== Short task ==
Note each line of the listing that contains the string "this", and copy it.

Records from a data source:
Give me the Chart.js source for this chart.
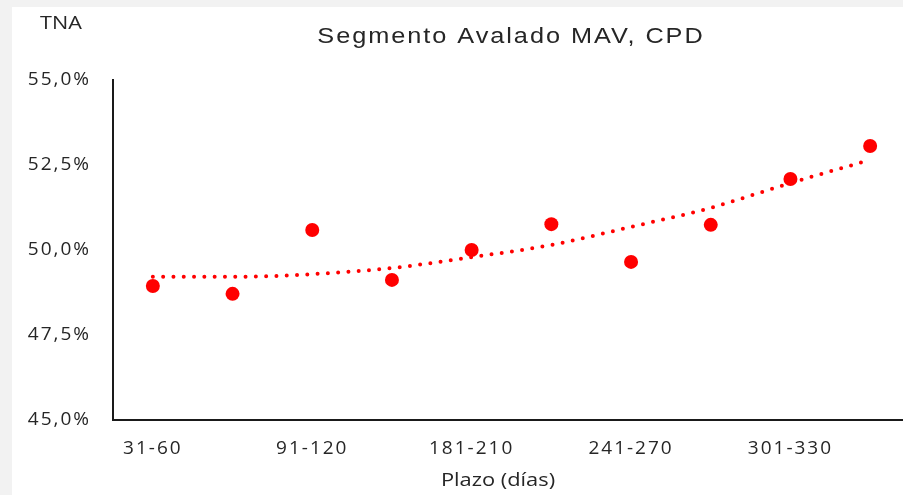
<!DOCTYPE html>
<html>
<head>
<meta charset="utf-8">
<script src="https://cdn.jsdelivr.net/npm/chart.js@4.4.1/dist/chart.umd.min.js"></script>
<style>
    html, body { margin: 0; padding: 0; background: #f2f2f2; overflow: hidden; }
    /* wider than the window: the plot runs past the right edge as in the reference */
    #card { position: absolute; left: 12px; top: 7px; width: 905px; height: 488px; background: #fff; }
</style>
</head>
<body>
<div id="card"><canvas id="tnaChart"></canvas></div>
<script>
// Chart data
const plazos = ['31-60', '61-90', '91-120', '121-180', '181-210', '211-240', '241-270', '271-300', '301-330', '331-360'];
const tnaValues = [48.94, 48.71, 50.59, 49.12, 50.0, 50.76, 49.65, 50.74, 52.09, 53.06];
const trendValues = [49.21, 49.21, 49.29, 49.47, 49.79, 50.15, 50.68, 51.24, 51.97, 52.65];
const yTicks = [45, 47.5, 50, 52.5, 55];

const textColor = '#262626';
const red = '#ff0000';

// Spread the glyphs a bit, the reference text is drawn wide
const spacingPlugin = {
    id: 'spacing',
    beforeDraw(chart) {
        chart.ctx.letterSpacing = '2px';
    },
};

// draw text stretched horizontally around (x, y)
function wideText(ctx, text, x, y, sx) {
    ctx.save();
    ctx.translate(x, y);
    ctx.scale(sx, 1);
    ctx.fillText(text, 0, 0);
    ctx.restore();
}

// Title, y axis name and x axis name
const labelsPlugin = {
    id: 'labels',
    afterDraw(chart) {
        const ctx = chart.ctx;
        ctx.save();
        ctx.fillStyle = textColor;
        ctx.textAlign = 'center';
        ctx.textBaseline = 'alphabetic';

        ctx.letterSpacing = '1.7px';
        ctx.font = '22px "Liberation Sans", Arial, sans-serif';
        wideText(ctx, 'Segmento Avalado MAV, CPD', 499, 36, 1.15);

        ctx.letterSpacing = '0px';
        ctx.font = '18px "Open Sans", sans-serif';
        wideText(ctx, 'TNA', 49, 22, 1.2);

        ctx.font = '19px "Open Sans", sans-serif';
        wideText(ctx, 'Plazo (días)', 486, 479, 1.15);
        ctx.restore();
    },
};

const ctx = document.getElementById('tnaChart').getContext('2d');
const tnaChart = new Chart(ctx, {
    type: 'line',
    data: {
        labels: plazos,
        datasets: [
            {
                label: 'TNA',
                data: tnaValues,
                showLine: false,
                pointRadius: 7,
                pointHoverRadius: 7,
                pointBackgroundColor: red,
                pointBorderColor: red,
                pointBorderWidth: 0,
                order: 0,
            },
            {
                label: 'Tendencia',
                data: trendValues,
                borderColor: red,
                borderWidth: 4,
                borderDash: [0, 10.3],
                borderCapStyle: 'round',
                cubicInterpolationMode: 'monotone',
                pointRadius: 0,
                fill: false,
                order: 1,
            },
        ],
    },
    options: {
        responsive: true,
        maintainAspectRatio: false,
        animation: false,
        layout: {
            padding: { top: 73, right: 0, bottom: 0, left: 0 },
        },
        plugins: {
            legend: { display: false },
            title: { display: false },
            tooltip: { enabled: false },
        },
        scales: {
            x: {
                offset: true,
                grid: { display: false, drawTicks: false },
                border: { display: true, color: '#1a1a1a', width: 2 },
                ticks: {
                    autoSkip: false,
                    maxRotation: 0,
                    padding: 17,
                    color: textColor,
                    font: { family: '"Open Sans", sans-serif', size: 19 },
                    callback: function (value, index) {
                        return index % 2 === 0 ? plazos[index] : '';
                    },
                },
                afterFit: function (scale) {
                    scale.height = 75;
                },
            },
            y: {
                min: 45,
                max: 55,
                grid: { display: false, drawTicks: false },
                border: { display: true, color: '#1a1a1a', width: 2 },
                afterBuildTicks: function (scale) {
                    scale.ticks = yTicks.map(v => ({ value: v }));
                },
                ticks: {
                    padding: 22,
                    color: textColor,
                    font: { family: '"Open Sans", sans-serif', size: 19 },
                    callback: function (value) {
                        return value.toFixed(1).replace('.', ',') + '%';
                    },
                },
                afterFit: function (scale) {
                    scale.width = 101;
                },
            },
        },
    },
    plugins: [spacingPlugin, labelsPlugin],
});
</script>
</body>
</html>
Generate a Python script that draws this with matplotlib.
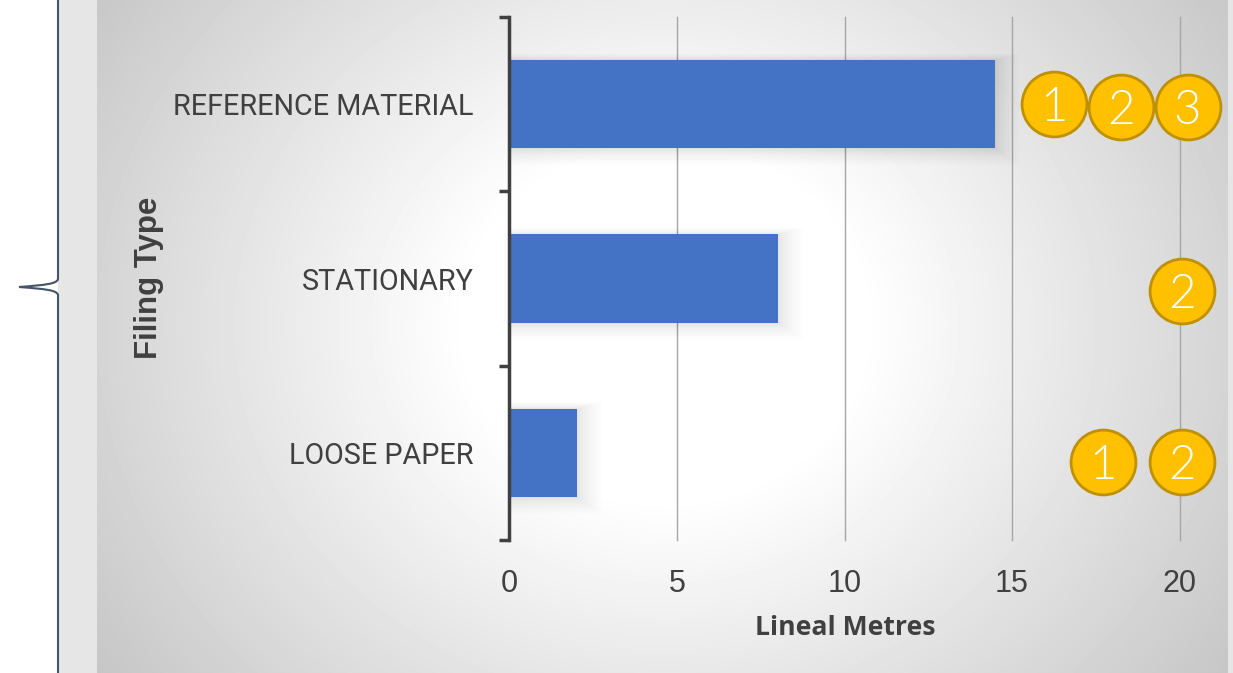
import matplotlib
matplotlib.use("Agg")
import matplotlib.pyplot as plt
import numpy as np
from matplotlib.path import Path
from matplotlib.patches import PathPatch, Rectangle

categories = ["LOOSE PAPER", "STATIONARY", "REFERENCE MATERIAL"]
lineal_metres = [2, 8, 14.5]
x_ticks = [0, 5, 10, 15, 20]

# numbered badges to the right of the bars (x in metres, y in category rows)
badge_x = [16.24, 18.24, 20.24, 20.06, 17.72, 20.06]
badge_y = [2.0, 1.985, 1.985, 0.93, -0.05, -0.05]
badge_labels = ["1", "2", "3", "2", "1", "2"]

W, H = 1233, 673
fig = plt.figure(figsize=(W / 100, H / 100), dpi=100)

# page background, in pixel coordinates
bg = fig.add_axes([0, 0, 1, 1])
bg.add_patch(Rectangle((58, 0), W - 58, H, color="#e6e6e6", lw=0, zorder=1))

xx, yy = np.meshgrid(np.arange(97, 1228) + 0.5, np.arange(H) + 0.5)
r = np.sqrt(((xx - 665) / 568) ** 2 + ((yy - 325) / 500) ** 2)
shade = np.clip(255 - 66 * np.clip(r - 0.35, 0, None), 0, 255) / 255
bg.imshow(shade, cmap="gray", vmin=0, vmax=1, extent=(97, 1228, H, 0), aspect="auto",
          interpolation="bilinear", zorder=2)
bg.set_xlim(0, W)
bg.set_ylim(H, 0)
bg.axis("off")

# curly brace on the left
brace = Path(
    [(58, 0), (58, 279), (57, 284), (45, 285), (19, 287), (45, 289), (57, 290), (58, 295), (58, H)],
    [Path.MOVETO, Path.LINETO, Path.CURVE4, Path.CURVE4, Path.CURVE4, Path.CURVE4, Path.CURVE4,
     Path.CURVE4, Path.LINETO],
)
bg.add_patch(PathPatch(brace, fc="none", ec="#44546a", lw=1.5, zorder=3))

# chart
left, right, top, bottom = 509.5, 1179.5, 17, 540
ax = fig.add_axes([left / W, 1 - bottom / H, (right - left) / W, (bottom - top) / H])
ax.patch.set_visible(False)
ax.set_xlim(0, 20)
ax.set_ylim(-0.5, 2.5)

y_pos = np.arange(len(categories))
bar_h = 0.505

# soft shadow behind the bars, denser close to the bar
for grow in np.linspace(1, 0.08, 16) ** 2 * 0.75:
    for y, v in zip(y_pos, lineal_metres):
        ax.add_patch(Rectangle((0, y - bar_h / 2 - grow * 0.13), v + grow, bar_h + grow * 0.18,
                               color="black", alpha=0.006, lw=0, zorder=1))

ax.barh(y_pos, lineal_metres, height=bar_h, color="#4472c4", zorder=2)

ax.set_xticks(x_ticks)
ax.grid(axis="x", color="#a6a6a6", lw=1.0, zorder=0)
for line in ax.get_xgridlines():
    line.set_clip_on(False)
ax.set_axisbelow(True)
ax.tick_params(axis="x", length=0, pad=21, labelsize=22, labelcolor="#404040")
for lab in ax.get_xticklabels():
    lab.set_fontfamily("Liberation Sans")

ax.set_yticks(np.arange(-0.5, 3, 1))
ax.set_yticklabels([])
ax.tick_params(axis="y", which="major", length=7, width=2.5, color="#404040")
ax.set_yticks(y_pos, minor=True)
ax.set_yticklabels(categories, minor=True, fontfamily="Roboto", fontsize=20.7, color="#404040")
ax.tick_params(axis="y", which="minor", length=0, pad=26)

for s in ["top", "right", "bottom"]:
    ax.spines[s].set_visible(False)
ax.spines["left"].set_color("#404040")
ax.spines["left"].set_linewidth(2.5)

ax.scatter(badge_x, badge_y, s=2180, color="#ffc000", edgecolor="#bf9000", linewidth=2,
           zorder=5, clip_on=False)
for x, y, t in zip(badge_x, badge_y, badge_labels):
    ax.text(x, y, t, ha="center", va="center_baseline", color="white", fontsize=34,
            fontfamily="Lato", fontweight=300, zorder=6, clip_on=False)

bg.text(149, 278, "Filing Type", rotation=90, ha="center", va="center", fontsize=22.5,
        fontweight="bold", fontfamily="Liberation Sans", color="#404040", zorder=4)
bg.text(845, 628, "Lineal Metres", ha="center", va="center", fontsize=19.2,
        fontweight="bold", fontfamily="Open Sans", color="#404040", zorder=4)

fig.savefig("out.png", dpi=100)
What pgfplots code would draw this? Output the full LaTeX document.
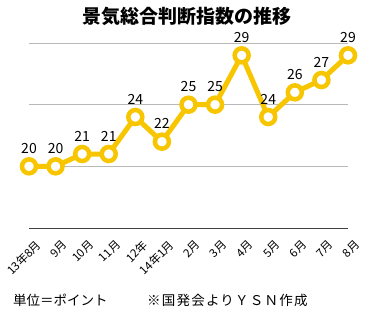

== Task output ==
Give me the Chart.js source for this chart.
Generate a Python script that draws this with matplotlib.
What pgfplots code would draw this? Output the full LaTeX document.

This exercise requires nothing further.